This is the saddest story I have ever heard. Mark Danner brings up Ford Maddox Ford's GOOD SOLDIER near the end of this tome and titles one of its sections "The Saddest Story," but this is no literary venture into the warzone. As its subtitle simply states: Politics, Violence, War is a collection of reportage from Haiti, Bosnia and Iraq, Abu Ghraib and "black sites," which brings home the purported statement by 1918 US Senator Hiram Warren Johnson that the first casualty when war comes is truth.
Its title STRIPPING BARE THE BODY is a taken from a quote by Leslie F. Manigat, president of Haiti, February-May 1987, defining political violence, and throughout the global conflicts Danner vividly reports from, in voluminous detail, empathy and beautiful prose, we repeatedly learn of the power of war and the weakness of politics, and the wake of unnecessary violence and death left behind the two. The brutality is hard to take. Worse is the United States ineffectualness in its diplomatic involvement that makes the sorrowful tragic.
We start with outside conflicts, but by the final and devastating section the United States is no longer bystander but perpetrator. Our nation's turn from ideals that we use to buttress the myth of exceptionalism to condoning and participating in torture from executive order is sobering. It's easy in the first two sections to judge the butchers of Haiti and Bosnia, but Danner shows the blood on our hands and it's hard not to weep. The reprehensible actions of war, the sliding ethics of our nation, the seeming impossibility of political will to resolve conflict, all this builds to a depressing but important read.

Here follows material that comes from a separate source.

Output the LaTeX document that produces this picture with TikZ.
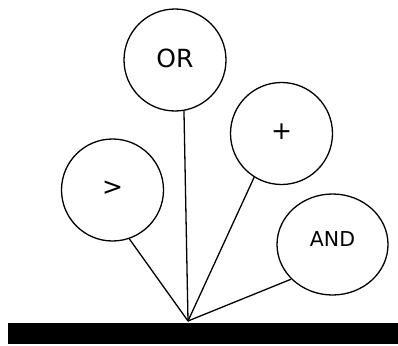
\documentclass[tikz,border=0pt]{standalone}
\usepackage{fontspec}
\setmainfont{DejaVu Sans}
\usetikzlibrary{shapes.geometric}

\begin{document}
\begin{tikzpicture}[x=1pt,y=-1pt,line width=1.3pt]
            \def \radius {102pt}
            \useasboundingbox (0,0) rectangle (398,345);
            \fill (8,323) rectangle (398,344);
            \coordinate (apex) at (188,321);
            \foreach \s/\A/\X/\Y/\ang in {or/OR/175/60/-80,plus/+/281.5/133.5/-122,gt/>/112.5/190/-71}
            {
              \node[draw, circle, minimum size=\radius, inner sep=0pt, text depth=4pt, font=\fontsize{25}{25}\selectfont] (\s) at (\X,\Y) {\A};
              \draw (apex) -- (\s.\ang);
            }
            \node[draw, ellipse, minimum width=111pt, minimum height=101pt, inner sep=0pt, text depth=11pt, font=\fontsize{20.5}{20.5}\selectfont] (and) at (332.5,244.5) {AND};
            \draw (apex) -- (and.-140);
            \end{tikzpicture}
\end{document}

Danner is a great reporter and maybe even greater writer. He digs down into the grammatical grains of statements and extracts truths and omissions of truth latent in those quotes with the skills of a surgeon removing a malignant tumor. His afterward is a must read for anyone interested in the literary arts. But the entire book, and it is a long and dense collection of pieces mostly culled from the New York Review of Books and The New York Times, is critical for any citizen who claims the dubious mantle of patriotism.